Il TAR Lombardia con una interessante sentenza (per il testo completo
vedi QUI) ha chiarito come deve
funzionare la diffida ai gestori di installazioni che non rispettino le prescrizioni contenute
nella Autorizzazione Integrata Ambientale (di seguito AIA).
La questione riguarda la
autorizzazione degli impianti maggiormente inquinanti, nella nostra Provincia
ad esempio: centrale enel, rigassificatore, discariche, impianto di trattamento
rifiuti di Saliceti e Boscalino, impianto di messa in riserva e recupero rifiuti pericolosi della ditta Ferdeghini.
COSA DICE LA NORMATIVA VIGENTE SULLA DIFFIDA
IN CASO DI VIOLAZIONE DELLE PRESCRIZIONI AIA
La disciplina dell’AIA prevede che in caso di violazione delle
prescrizioni in essa contenuta l’Autorità Competente al rilascio della stessa
avvio una procedura che può portare prima alla sospensione e poi alla revoca della
stessa AIA.
Il
nuovo comma 9 dell’articolo 29decies DLgs 152/2006 (come modificato dal DLgs
46/2014) prevede che in caso di inosservanza delle prescrizioni autorizzatorie,
l'Autorità Competente (Ministero Ambiente o Provincia delegata dalla Regione)
procede:
a)
alla diffida, assegnando un termine ai gestori per adeguarsi;
b)
alla diffida e contestuale sospensione dell'attività per un tempo determinato,
nel caso in cui le violazioni siano comunque reiterate più di due
volte all'anno;
c)
alla revoca dell'autorizzazione e alla chiusura dell'installazione, in caso di
mancato adeguamento alle prescrizioni imposte con la diffida e in caso di
reiterate violazioni che determinino situazioni di pericolo o di danno per
l'ambiente.
COSA CHIARISCE ULTERIORMENTE LA SENTENZA DEL
TAR LOMBARDIA
La sentenza respinge la richiesta di annullamento di un
atto di diffida di una Provincia che, sulla base del verbale di ispezione dei
carabinieri, ha imposto di rispettare le
prescrizioni dell’AIA nonché ulteriori misure di tutela ambientale.

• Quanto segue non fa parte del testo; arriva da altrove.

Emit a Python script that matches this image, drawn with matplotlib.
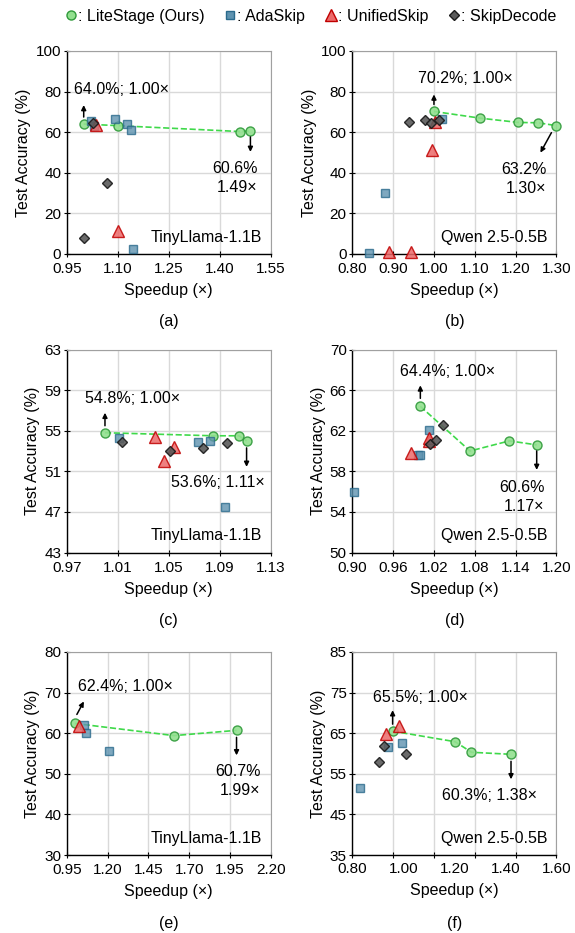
import numpy as np
import matplotlib
matplotlib.use("Agg")
import matplotlib.pyplot as plt
from matplotlib.lines import Line2D

plt.rcParams['font.family'] = ['Liberation Sans', 'DejaVu Sans']

# ---- data (speedup x, accuracy y) ----
# (a) TinyLlama-1.1B
lite_a_x = [1.00, 1.10, 1.46, 1.49]
lite_a_y = [64.0, 63.2, 60.3, 60.6]
ada_a_x = [1.02, 1.03, 1.092, 1.126, 1.138, 1.144]
ada_a_y = [65.6, 63.1, 66.5, 63.8, 61.0, 2.6]
uni_a_x = [1.036, 1.10]
uni_a_y = [63.4, 11.5]
skip_a_x = [1.027, 1.067, 1.00]
skip_a_y = [64.6, 35.1, 7.7]

# (b) Qwen 2.5-0.5B
lite_b_x = [1.00, 1.113, 1.206, 1.256, 1.30]
lite_b_y = [70.2, 66.9, 64.8, 64.6, 63.2]
ada_b_x = [0.84, 0.88, 1.02]
ada_b_y = [0.3, 30.2, 66.7]
uni_b_x = [0.889, 0.945, 0.995, 1.002]
uni_b_y = [1.0, 1.0, 51.1, 65.0]
skip_b_x = [0.939, 0.977, 0.992, 1.013]
skip_b_y = [64.8, 66.2, 64.6, 65.9]

# (c) TinyLlama-1.1B
lite_c_x = [1.00, 1.085, 1.105, 1.111]
lite_c_y = [54.8, 54.5, 54.5, 54.0]
ada_c_x = [1.011, 1.073, 1.082, 1.094]
ada_c_y = [54.3, 53.9, 54.0, 47.5]
uni_c_x = [1.039, 1.046, 1.054]
uni_c_y = [54.4, 52.0, 53.4]
skip_c_x = [1.013, 1.051, 1.077, 1.096]
skip_c_y = [53.9, 53.0, 53.3, 53.8]

# (d) Qwen 2.5-0.5B
lite_d_x = [1.00, 1.073, 1.131, 1.171]
lite_d_y = [64.4, 60.0, 61.0, 60.6]
ada_d_x = [0.903, 0.996, 0.999, 1.012]
ada_d_y = [56.0, 59.6, 59.6, 62.1]
uni_d_x = [0.987, 1.012, 1.013]
uni_d_y = [59.8, 61.0, 61.3]
skip_d_x = [1.0145, 1.023, 1.033]
skip_d_y = [60.7, 61.1, 62.6]

# (e) TinyLlama-1.1B
lite_e_x = [1.00, 1.607, 1.99]
lite_e_y = [62.4, 59.4, 60.7]
ada_e_x = [1.054, 1.068, 1.211]
ada_e_y = [62.1, 60.0, 55.6]
uni_e_x = [1.025]
uni_e_y = [61.8]
skip_e_x = []
skip_e_y = []

# (f) Qwen 2.5-0.5B
lite_f_x = [0.958, 1.203, 1.267, 1.422]
lite_f_y = [65.5, 62.9, 60.3, 59.8]
ada_f_x = [0.830, 0.941, 0.994]
ada_f_y = [51.6, 61.6, 62.5]
uni_f_x = [0.934, 0.984]
uni_f_y = [64.8, 66.8]
skip_f_x = [0.906, 0.924, 1.010]
skip_f_y = [58.0, 61.9, 59.8]

models = ['TinyLlama-1.1B', 'Qwen 2.5-0.5B']
panel_names = ['(a)', '(b)', '(c)', '(d)', '(e)', '(f)']

# axis ranges: (xmin, xmax, n x intervals), (ymin, ymax, y step)
xlims = [(0.95, 1.55, 4), (0.80, 1.30, 5), (0.97, 1.13, 4),
         (0.90, 1.20, 5), (0.95, 2.20, 5), (0.80, 1.60, 5)]
ylims = [(0, 100, 20), (0, 100, 20), (43, 63, 4),
         (50, 70, 4), (30, 80, 10), (35, 85, 10)]

# annotation text for first / last LiteStage point
left_notes = ['64.0%; 1.00×', '70.2%; 1.00×', '54.8%; 1.00×',
              '64.4%; 1.00×', '62.4%; 1.00×', '65.5%; 1.00×']
right_notes = ['60.6%\n1.49×', '63.2%\n1.30×', '53.6%; 1.11×',
               '60.6%\n1.17×', '60.7%\n1.99×', '60.3%; 1.38×']

# style
c_lite, e_lite = '#92e08f', '#2f9a3a'
c_ada, e_ada = '#5f93b0', '#2a6a8c'
c_uni, e_uni = '#ec6a6a', '#c00000'
c_skip, e_skip = '#5a5a5a', '#1a1a1a'
c_line = '#3fd94a'

data = [
    (lite_a_x, lite_a_y, ada_a_x, ada_a_y, uni_a_x, uni_a_y, skip_a_x, skip_a_y),
    (lite_b_x, lite_b_y, ada_b_x, ada_b_y, uni_b_x, uni_b_y, skip_b_x, skip_b_y),
    (lite_c_x, lite_c_y, ada_c_x, ada_c_y, uni_c_x, uni_c_y, skip_c_x, skip_c_y),
    (lite_d_x, lite_d_y, ada_d_x, ada_d_y, uni_d_x, uni_d_y, skip_d_x, skip_d_y),
    (lite_e_x, lite_e_y, ada_e_x, ada_e_y, uni_e_x, uni_e_y, skip_e_x, skip_e_y),
    (lite_f_x, lite_f_y, ada_f_x, ada_f_y, uni_f_x, uni_f_y, skip_f_x, skip_f_y),
]

# label offsets in pixels from the point: (text dx, dy, ha, arrow tail dx, dy, head dx, dy)
left_off = [(38, 35, 'center', 0, 7, 0, 19),
            (31, 33, 'center', 0, 7, 0, 17),
            (28, 34, 'center', 0, 7, 0, 20),
            (27, 35, 'center', 0, 8, 0, 21),
            (51, 37, 'center', 2, 9, 9, 22),
            (28, 34, 'center', 0, 7, 0, 21)]
right_off = [(7, -47, 'right', 0, -6, 0, -21),
             (-10, -53, 'right', -5, -7, -16, -27),
             (-29, -42, 'center', 0, -7, 0, -26),
             (8, -52, 'right', 0, -6, 0, -25),
             (24, -51, 'right', 0, -7, 0, -25),
             (-22, -41, 'center', 0, -7, 0, -25)]

fig = plt.figure(figsize=(5.75, 9.33), dpi=100)

lefts = [0.116, 0.6127]
bottoms = [0.7278, 0.4078, 0.0836]
w, h = 0.355, 0.2176

def note(ax, x, y, txt, off):
    dx, dy, ha, tx, ty, hx, hy = off
    ax.annotate(txt, xy=(x, y), xytext=(dx, dy), textcoords='offset pixels',
                ha=ha, va='center', fontsize=11.5, linespacing=1.35,
                multialignment='right' if ha == 'right' else 'center', zorder=10)
    # small arrow pointing from the point towards the label
    p = ax.transData.transform((x, y))
    inv = ax.transData.inverted()
    tail = inv.transform((p[0] + tx, p[1] + ty))
    head = inv.transform((p[0] + hx, p[1] + hy))
    ax.annotate('', xy=head, xytext=tail,
                arrowprops=dict(arrowstyle='-|>', color='black', lw=1.1,
                                mutation_scale=7, shrinkA=0, shrinkB=0), zorder=10)

for i in range(6):
    ax = fig.add_axes([lefts[i % 2], bottoms[i // 2], w, h])
    lx, ly, ax_, ay, ux, uy, sx, sy = data[i]
    x0, x1, nx = xlims[i]
    y0, y1, ys = ylims[i]

    ax.plot(lx, ly, '--', color=c_line, lw=1.2, zorder=3)
    ax.plot(lx, ly, 'o', ms=6.5, mfc=c_lite, mec=e_lite, mew=1.0, alpha=0.9, zorder=4, clip_on=False)
    ax.plot(ax_, ay, 's', ms=6, mfc=c_ada, mec=e_ada, mew=1.0, alpha=0.8, zorder=5, clip_on=False)
    ax.plot(ux, uy, '^', ms=8, mfc=c_uni, mec=e_uni, mew=1.0, alpha=0.85, zorder=6, clip_on=False)
    ax.plot(sx, sy, 'D', ms=5, mfc=c_skip, mec=e_skip, mew=1.0, alpha=0.9, zorder=7, clip_on=False)

    ax.set_xlim(x0, x1)
    ax.set_ylim(y0, y1)
    grid_x = np.linspace(x0, x1, nx + 1)
    ax.set_xticks(grid_x)
    if i == 5:
        # labels in this panel sit at 0.2 steps, not on the gridlines
        ax.xaxis.remove_overlapping_locs = False
        ax.set_xticklabels([])
        ax.set_xticks(np.arange(0.8, 1.61, 0.2), minor=True)
        ax.set_xticklabels(['%.2f' % v for v in np.arange(0.8, 1.61, 0.2)], minor=True)
        ax.tick_params(axis='x', which='minor', length=0, labelsize=11, pad=5)
    else:
        ax.set_xticklabels(['%.2f' % v for v in grid_x])
    ax.set_yticks(np.arange(y0, y1 + 0.1, ys))
    ax.tick_params(axis='both', which='major', direction='inout', length=4, width=0.8,
                   labelsize=11, pad=2)
    ax.tick_params(axis='x', which='major', pad=4)

    ax.grid(True, color='#d9d9d9', lw=1.0, zorder=0)
    ax.set_axisbelow(True)
    for s in ['top', 'right']:
        ax.spines[s].set_color('#a0a0a0')
    for s in ['left', 'bottom']:
        ax.spines[s].set_color('black')
        ax.spines[s].set_linewidth(1.0)

    ax.set_xlabel('Speedup (×)', fontsize=11.5, labelpad=5)
    ax.set_ylabel('Test Accuracy (%)', fontsize=11.5, labelpad=3)

    ax.text(0.956, 0.082, models[i % 2], transform=ax.transAxes, ha='right',
            va='center', fontsize=11.5)

    note(ax, lx[0], ly[0], left_notes[i], left_off[i])
    note(ax, lx[-1], ly[-1], right_notes[i], right_off[i])

    fig.text(lefts[i % 2] + w / 2, bottoms[i // 2] - 68 / 933, panel_names[i],
             ha='center', va='center', fontsize=11.5)

# shared legend on top
handles = [
    Line2D([], [], ls='', marker='o', ms=6.5, mfc=c_lite, mec=e_lite),
    Line2D([], [], ls='', marker='s', ms=6, mfc=c_ada, mec=e_ada),
    Line2D([], [], ls='', marker='^', ms=8, mfc=c_uni, mec=e_uni),
    Line2D([], [], ls='', marker='D', ms=5, mfc=c_skip, mec=e_skip),
]
labels = [': LiteStage (Ours)', ': AdaSkip', ': UnifiedSkip', ': SkipDecode']
fig.legend(handles, labels, loc='center', bbox_to_anchor=(311 / 575, 1 - 16 / 933),
           ncol=4, frameon=False, fontsize=11.5, handlelength=0.6, handletextpad=0.15,
           columnspacing=1.3, borderaxespad=0)

fig.savefig('out.png', dpi=100)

Le prescrizioni riguardavano la:
1. Rimozione di “un deposito incontrollato di rifiuti
provenienti da attività di demolizioni e costruzioni per una quantità di circa
100 mc, depositati ai limiti di proprietà lato ovest dell’azienda”,
2. il
riutilizzo di una quantità di circa
30.000 mc di polveri da abbattimento dei fumi, “con conseguente violazione dell’AIA perché le polveri non vengono
reintrodotte nel ciclo produttivo”.
L’azienda ricorrente
chiedeva l’annullamento in quanto la Provincia non avrebbe fatto precedere la
diffida da una comunicazione di avvio della fase di diffida.

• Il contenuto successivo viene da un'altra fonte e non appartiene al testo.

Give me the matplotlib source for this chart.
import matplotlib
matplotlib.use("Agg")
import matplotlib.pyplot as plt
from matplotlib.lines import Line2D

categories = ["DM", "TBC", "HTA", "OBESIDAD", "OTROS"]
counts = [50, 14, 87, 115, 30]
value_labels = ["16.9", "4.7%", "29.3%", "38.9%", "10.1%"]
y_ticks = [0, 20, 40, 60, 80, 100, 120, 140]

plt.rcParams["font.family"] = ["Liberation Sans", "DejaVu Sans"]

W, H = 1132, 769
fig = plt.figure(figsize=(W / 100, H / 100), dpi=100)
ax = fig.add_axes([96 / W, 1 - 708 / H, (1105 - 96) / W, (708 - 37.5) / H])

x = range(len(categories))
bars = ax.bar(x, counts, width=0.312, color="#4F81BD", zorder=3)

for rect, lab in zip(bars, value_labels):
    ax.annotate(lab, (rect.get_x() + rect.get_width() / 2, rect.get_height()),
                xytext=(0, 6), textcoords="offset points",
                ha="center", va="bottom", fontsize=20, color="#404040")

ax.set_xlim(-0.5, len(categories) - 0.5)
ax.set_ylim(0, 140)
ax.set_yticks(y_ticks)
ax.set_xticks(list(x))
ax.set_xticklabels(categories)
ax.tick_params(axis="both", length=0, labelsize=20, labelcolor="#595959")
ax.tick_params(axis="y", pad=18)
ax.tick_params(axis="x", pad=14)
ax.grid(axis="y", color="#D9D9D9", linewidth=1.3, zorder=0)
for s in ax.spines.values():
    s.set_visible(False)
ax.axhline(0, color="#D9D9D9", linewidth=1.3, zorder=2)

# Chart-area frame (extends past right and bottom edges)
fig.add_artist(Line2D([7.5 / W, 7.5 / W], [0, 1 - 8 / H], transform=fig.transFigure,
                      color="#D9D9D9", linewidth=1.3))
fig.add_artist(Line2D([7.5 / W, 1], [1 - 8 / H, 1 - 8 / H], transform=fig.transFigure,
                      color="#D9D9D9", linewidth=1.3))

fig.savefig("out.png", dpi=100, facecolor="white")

Il TAR respinge il ricorso affermando i seguenti principi:
1. a fronte dell’accertata violazione
di una prescrizione della AIA (vedi nel caso specifico lo stoccaggio illecito
di rifiuti), l’adozione della diffida costituisce la misura minima adottabile,
sicché la diffida diventa atto obbligatorio e quindi vincolato e non ha alcun rilievo che sia preceduta da alcun preavviso, quindi ma
mancanza di detto preavviso non può, in ogni caso, determinare l’annullamento
dell’atto;
2. la diffida è il primo atto
della procedura di contestazione della violazione dei parametri massimi di
sostanze inquinanti, che cumula in sé anche la funzione di portare il
destinatario a conoscenza dell’apertura del procedimento;
3. non avrebbe alcun senso la comunicazione al
momento dell’effettuazione del sopralluogo, perché questo è atto autonomo della autorità
preposta ai controlli
4. è sufficiente che il sopralluogo sia effettuato
alla presenza dell’Amministratore unico e del Direttore e/o responsabile della
installazione, per garantire il contraddittorio tra le parti.
CONCLUSIONI
Nella nostra Provincia questi principi, soprattutto il primo, spesso non sono stati applicati dagli Enti Pubblici competenti o lo sono stati molto in ritardo rispetto ai riscontri delle violazioni delle prescrizioni AIA. Questo vale non solo
per impianti di cui ho già trattato (centrale enel QUI, impianto di saliceti e rigassificatore QUI) ma anche più recentemente per un impianto di recupero e stoccaggio rifiuti pericolosi (vedi QUI).